Wittbrodt’s office has a view of Heidelberg Castle. “It looks like tradition and stagnation”, he says, “but everything here is in a constant state of flux.” Short ways, flexible decisions — these characteristics of Heidelberg University came as a positive surprise. When they were in danger of losing a good colleague who was offered a sequencing lab elsewhere, several scientists and the “Cellular Networks” Cluster of Excellence chipped in to purchase devices for 800,000 EUR. “That kind of thing is only possible if no one takes himself too seriously”, says Wittbrodt. It was the same with the founding of the Centre for Organismal Studies (COS) that combines botany and zoology — also an idea that originated in the cafeteria. “The botanists know pretty much everything there is to know about metabolites, and we are experts in development and imaging”, he explains. “It’s the perfect match. Together, we can look into cells while they grow and move, and adapt them to the respective conditions. That’s really unique.”
The lab next to Wittbrodt’s office is a beehive of activity. The biologist’s research group includes 22 doctoral candidates, postdoctoral researchers, and technical and administrative staff. Seven of his former doctoral candidates and nine of his postdoctoral researchers are now professors — not least because of Wittbrodt’s leadership skills. “I don’t constantly look into my co-worker’s lab journals. Otherwise pretty soon I’ll be the only one thinking.” One of Wittbrodt’s doctoral candidates created fish in which the gene for green fluorescent protein (GFP) is always active in all cells. He christened the fish “Wimbledon” after the perennially green “holy lawn” of tennis. When the researchers transplanted these cells into the area of the fish eye that permanently creates new retinal cells from stem cells, they made an astonishing discovery: The stem cells did not just develop into certain cell types of the retina, like retinal ganglion cells or amacrinal cells, they actually formed all of the cell types that together make up the retina.
There are many indicators that in the human eye, which does not have such a stem cell region, the structure-forming Müller glia assume this multipotent function. “Maybe one day, we’ll just have to stimulate these cells and they’ll repair eye damage on their own”, says Wittbrodt, thinking of possible future scenarios. He wants to publish a paper on this subject this year. It wouldn’t be his first coup.

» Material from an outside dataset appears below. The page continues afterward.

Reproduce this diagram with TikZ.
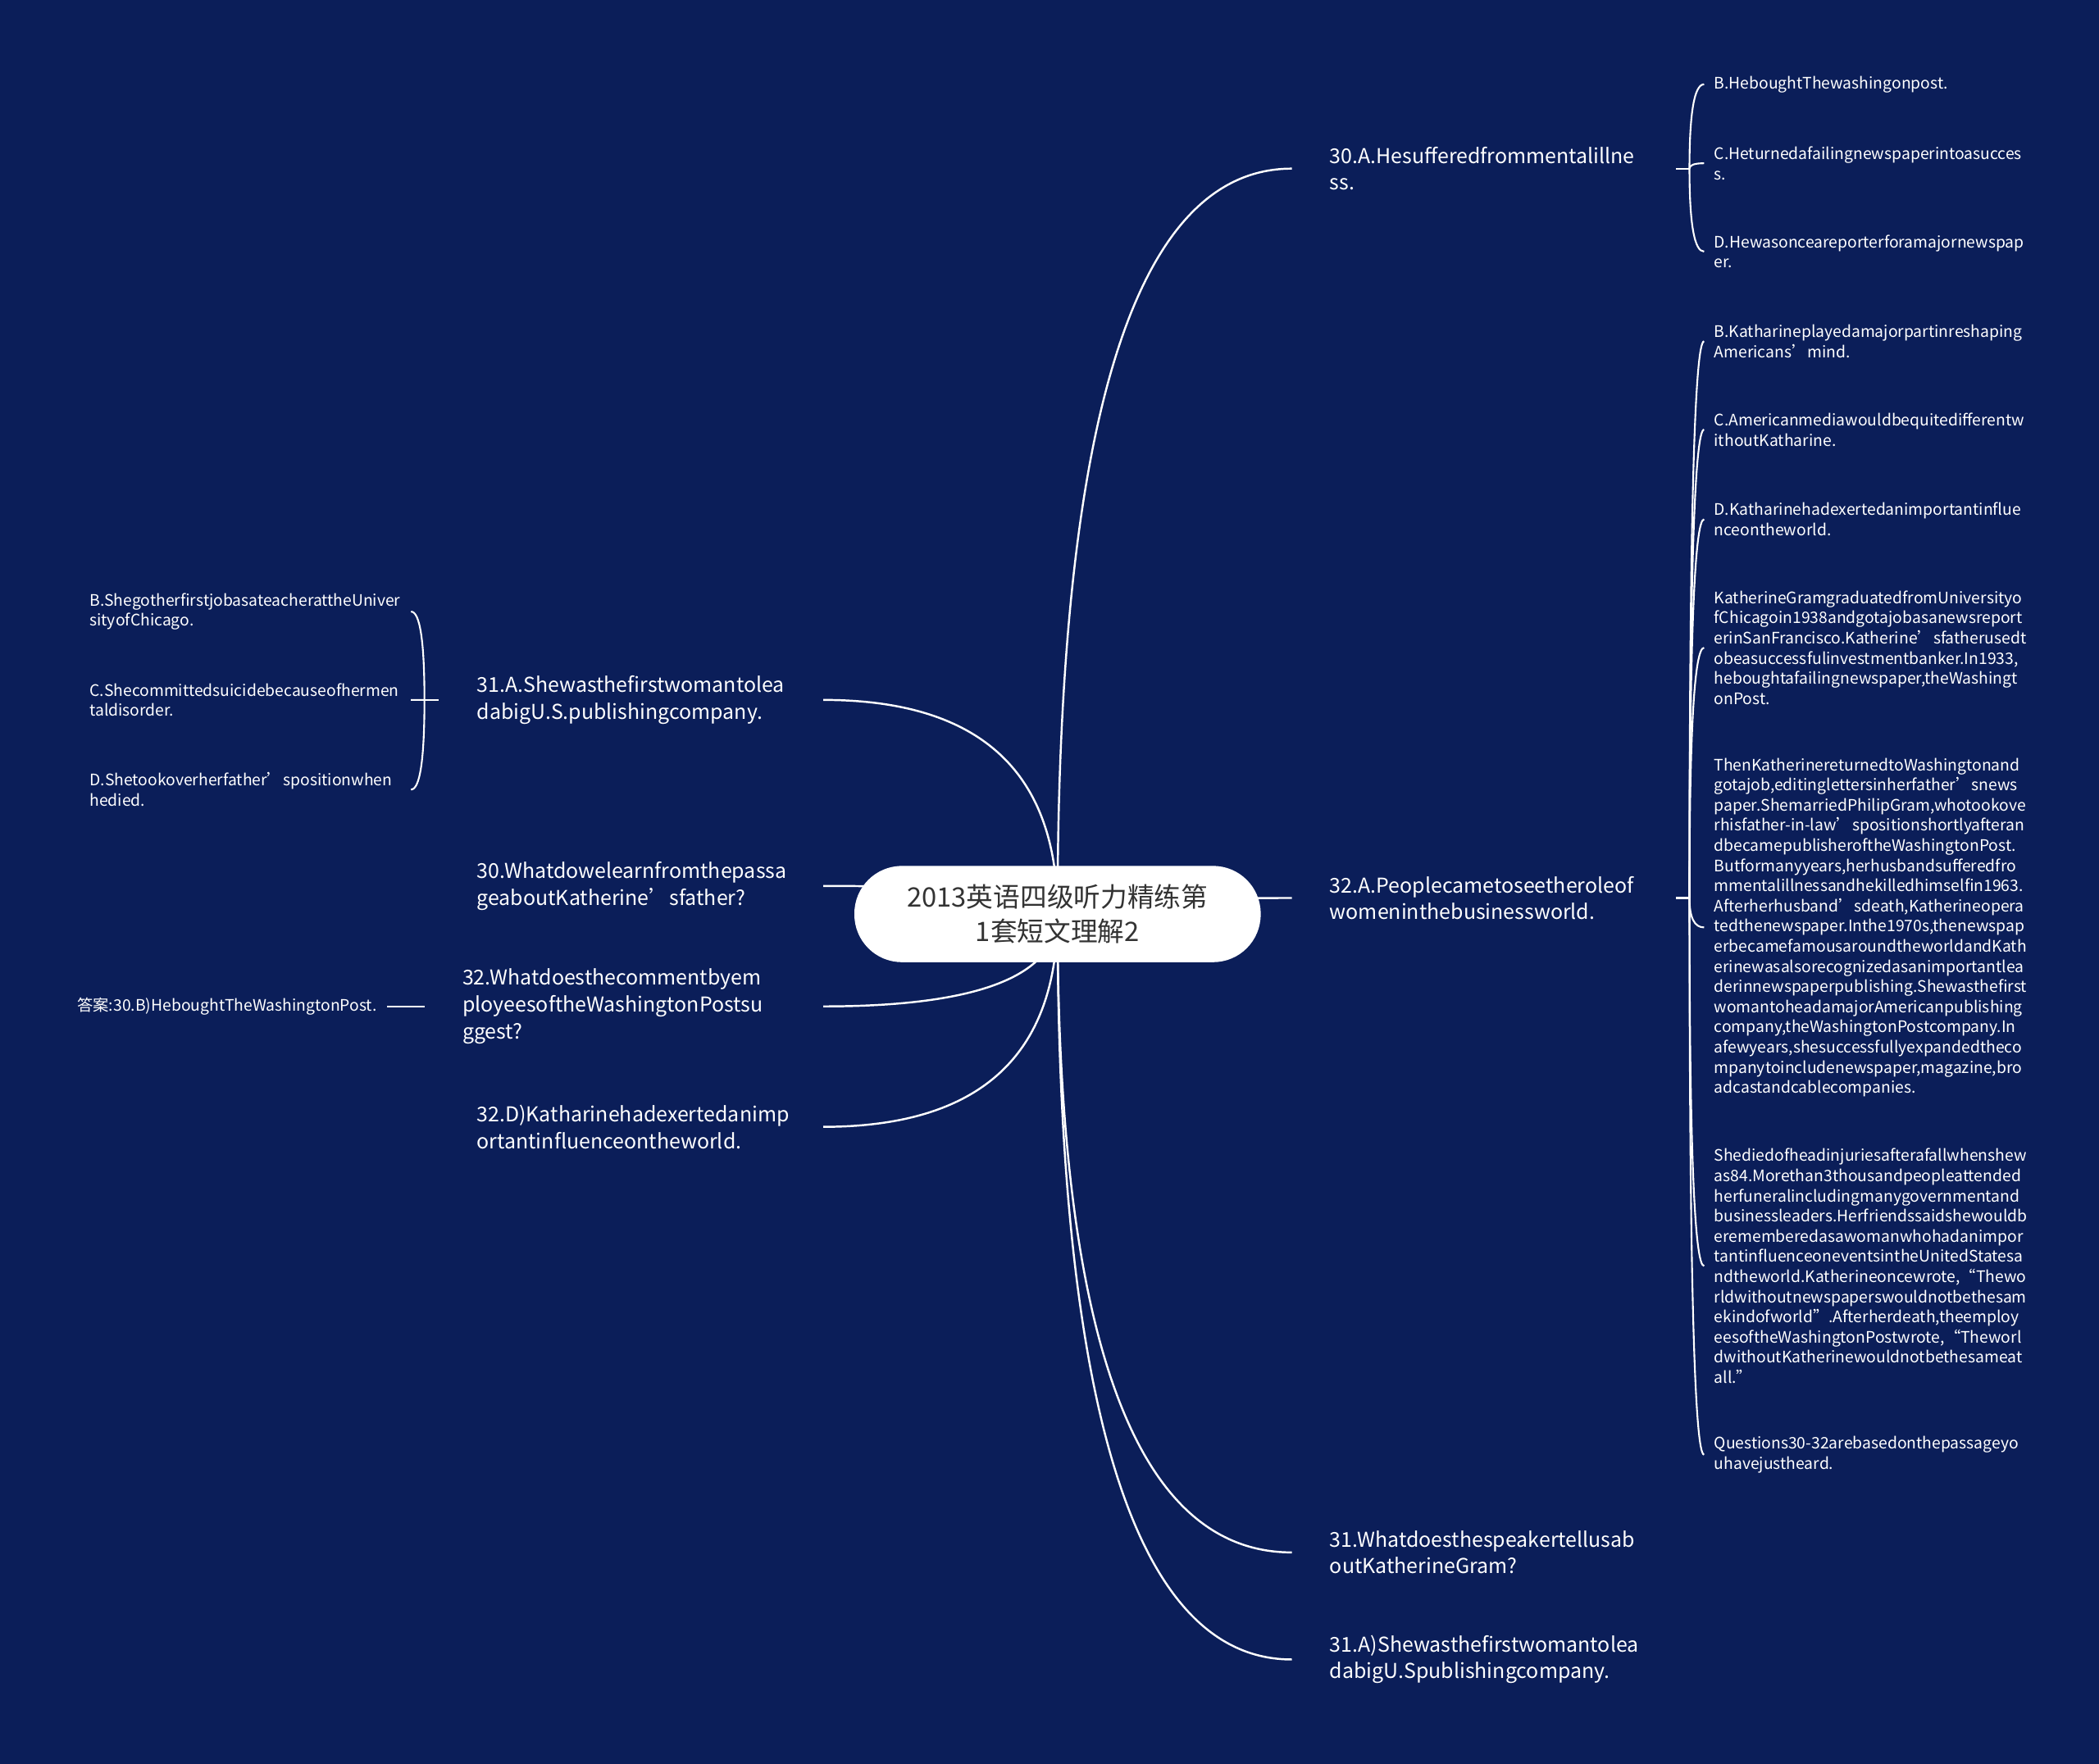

Prof. Dr. Joachim Wittbrodt
Joachim Wittbrodt studied biology in Munich and in 2007 became both Professor of Molecular Developmental Biology and Physiology at Heidelberg University and Director of the Institute of Toxicology and Genetics at the Karlsruhe Institute of Technology (KIT). He heads the Centre for Organismal Studies (COS) of Heidelberg University, the result of a “merger” of the classical disciplines of botany and zoology, and investigates the development of fish embryos from the first cells to the fully developed body. Wittbrodt is also Speaker of the Heidelberg Collaborative Research Centre “Molecular and Cellular Bases of Neural Development” and a member of the Interdisciplinary Center for Neurosciences. In 2009 he won the HMLS Investigator Award of the “Heidelberg Molecular Life Sciences” (HMLS) together with Heidelberg physicist Ernst Stelzer.